Schäuble warnt vor Vorurteilen
Bundesinnenminister Wolfgang Schäuble wollte sich trotz der fremdenfeindlichen Beschimpfungen bei dem Überfall nicht auf einen rassistischen Hintergrund festlegen. "Wir wissen die Motive nicht, wir kennen die Täter nicht. Wir sollten ein wenig vorsichtig sein", sagte Schäuble dem Deutschlandradio Kultur. Die Stimmen der Täter und deren rassistische Äußerungen konnten aufgezeichnet werden, da das Opfer gerade seiner Frau eine Nachricht auf dem Anrufbeantworter hinterlassen wollte.
Für Rechtsextremismus in Ostdeutschland machte Schäuble die Abschottung in der DDR verantwortlich. Der CDU-Politiker forderte, weder Ausländer noch Deutsche dürften in der Bundesrepublik diskriminiert werden. "Es werden auch blonde blauäugige Menschen Opfer von Gewalttaten, zum Teil sogar von Tätern, die möglicherweise nicht die deutsche Staatsangehörigkeit haben. Das ist auch nicht besser."

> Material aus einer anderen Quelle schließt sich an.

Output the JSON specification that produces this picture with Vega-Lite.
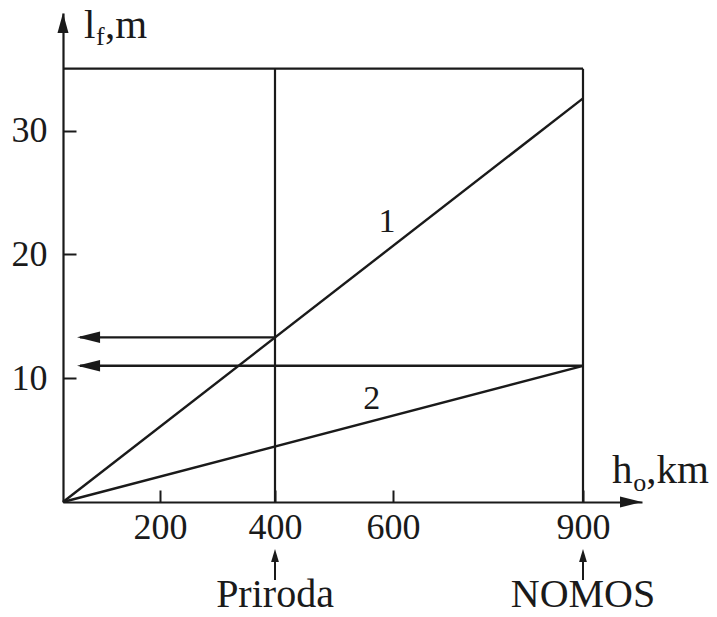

Politischer Streit am Motiv entbrannt
SPD-Generalsekretär Hubertus Heil hielt dagegen, die Tat sei mit äußerst hoher Wahrscheinlichkeit rassistisch motiviert. Juso-Chef Björn Böhning erklärte, Schäuble gieße mit seinen verharmlosenden Äußerungen Wasser auf die ideologischen Mühlen der Rechtsextremen und mache sich so zur "geistigen Schutzmacht rechtsradikaler Straftäter". Eine Diskriminierung von Blonden oder Blauäugigen sei "nicht existent, sie ist konstruiert".
Nigerianische Delegation bleibt fern
Ein Potsdamer Hotel bestätigte auf Anfrage, dass eine nigerianische Delegation ihre Buchung storniert habe. "Sie haben uns am Mittwoch angerufen und gesagt, dass sie nicht hier übernachten wollen, weil sie Angst vor rassistischen Übergriffen haben", sagte Hoteldirektorin Beate Fernengel. Die Gruppe, die derzeit an einer Tagung der Industrie- und Handelskammer in Potsdam teilnehme, sei nun in einem Berliner Hotel untergebracht. Unter den 15 Teilnehmern sei auch der Verkehrsminister Nigerias.
Unterdessen warnte Brandenburgs Wirtschaftsminister Ulrich Junghanns (CDU) davor, sein Bundesland nach dem Übergriff als generell fremdenfeindlich einzustufen. "So eine abscheuliche Tat schadet jedem Standort", sagte er der "Financial Times Deutschland". "Aber das ist kein Potsdam-typischer Vorfall. Er hätte auch woanders stattfinden können. So ein Extrem darf nicht zur Stigmatisierung dieser Region benutzt werden."